Geochemical experimental study on the alteration of granite pore structures under CO2-H2O-rock interactions in CO2-enhanced geothermal systems

Abstract

In CO₂-enhanced geothermal systems (CO₂-EGS), geochemical reactions among CO₂, H₂O and rock dynamically alter pore structures through mineral dissolution/precipitation even with a small amount of water. However, the governing mechanisms remain poorly quantified. This study investigates the CO₂-H₂O-rock interactions of granite under different reaction temperatures and reaction times.
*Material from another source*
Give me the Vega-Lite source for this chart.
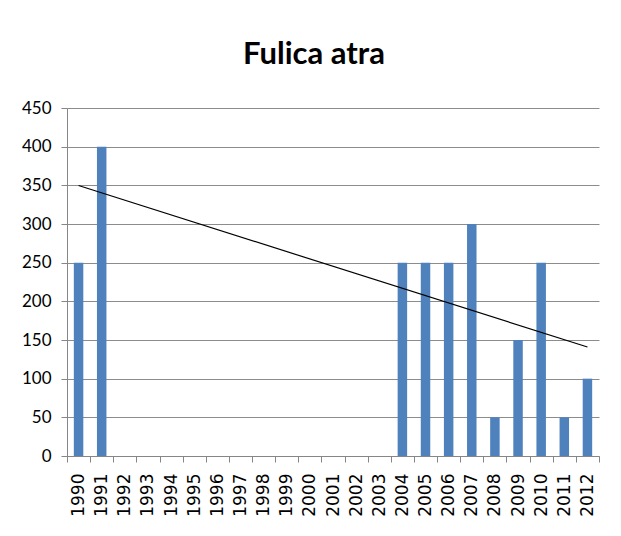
{
  "$schema": "https://vega.github.io/schema/vega-lite/v6.json",
  "width": 532,
  "height": 348,
  "autosize": "none",
  "padding": {"left": 67, "top": 108, "right": 22, "bottom": 80},
  "background": "white",
  "config": {"view": {"stroke": null}},
  "title": {
    "text": "Fulica atra",
    "font": "Lato",
    "fontWeight": "bold",
    "fontSize": 31,
    "color": "#000000",
    "anchor": "middle",
    "frame": "group",
    "dx": -19,
    "offset": 28
  },
  "data": {
    "values": [
      {"year": 1990, "count": 250},
      {"year": 1991, "count": 400},
      {"year": 2004, "count": 250},
      {"year": 2005, "count": 250},
      {"year": 2006, "count": 250},
      {"year": 2007, "count": 300},
      {"year": 2008, "count": 50},
      {"year": 2009, "count": 150},
      {"year": 2010, "count": 250},
      {"year": 2011, "count": 50},
      {"year": 2012, "count": 100}
    ]
  },
  "encoding": {
    "x": {
      "field": "year",
      "type": "ordinal",
      "scale": {
        "domain": [1990, 1991, 1992, 1993, 1994, 1995, 1996, 1997, 1998, 1999, 2000, 2001, 2002, 2003, 2004, 2005, 2006, 2007, 2008, 2009, 2010, 2011, 2012],
        "paddingInner": 0,
        "paddingOuter": 0
      },
      "axis": {
        "title": null,
        "labelAngle": -90,
        "labelFont": "DejaVu Sans",
        "labelFontSize": 17,
        "labelColor": "#000000",
        "labelPadding": 11,
        "tickBand": "extent",
        "tickSize": 6,
        "tickColor": "#868686",
        "domainColor": "#868686",
        "grid": false
      }
    },
    "y": {
      "field": "count",
      "type": "quantitative",
      "scale": {"domain": [0, 450]},
      "axis": {
        "title": null,
        "values": [0, 50, 100, 150, 200, 250, 300, 350, 400, 450],
        "labelFont": "Lato",
        "labelFontSize": 17,
        "labelColor": "#000000",
        "labelPadding": 10,
        "tickSize": 6,
        "tickColor": "#868686",
        "domainColor": "#868686",
        "gridColor": "#8c8c8c",
        "gridWidth": 1
      }
    }
  },
  "layer": [
    {
      "mark": {"type": "bar", "color": "#4F81BD", "width": {"band": 0.41}}
    },
    {
      "transform": [{"regression": "count", "on": "year"}],
      "mark": {"type": "line", "color": "#000000", "strokeWidth": 1.2}
    }
  ]
}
The mineral composition and micro-morphology evolution of granite were analyzed by X-ray diffraction (XRD) and field emission scanning electron microscopy (FE-SEM), and the evolution of pore structure and the effects of reaction temperature and reaction time were investigated through mercury intrusion porosimetry (MIP), nitrogen adsorption test, and carbon dioxide adsorption test. Key findings reveal that (1) the content of quartz and biotite decreased, while feldspar and secondary minerals (calcite/kaolinite/dolomite) showed dynamic changes; (2) Mineral precipitation reduced pore diameters and even sealed fracture, whereas dissolution enhanced connectivity by expanding effective pore volume; (3) Mesopores and micropores exhibited the increase of specific surface area but decreased average pore diameter, with pore surfaces homogenizing but the three-dimensional complexity intensifying. Crucially, all changes positively correlated with reaction temperature and/or reaction time, establishing a tunable relationship for CO₂-EGS operation. These results resolve critical uncertainties in pore-structure evolution, offering actionable insights for improving CO₂ storage and geothermal extraction efficiency.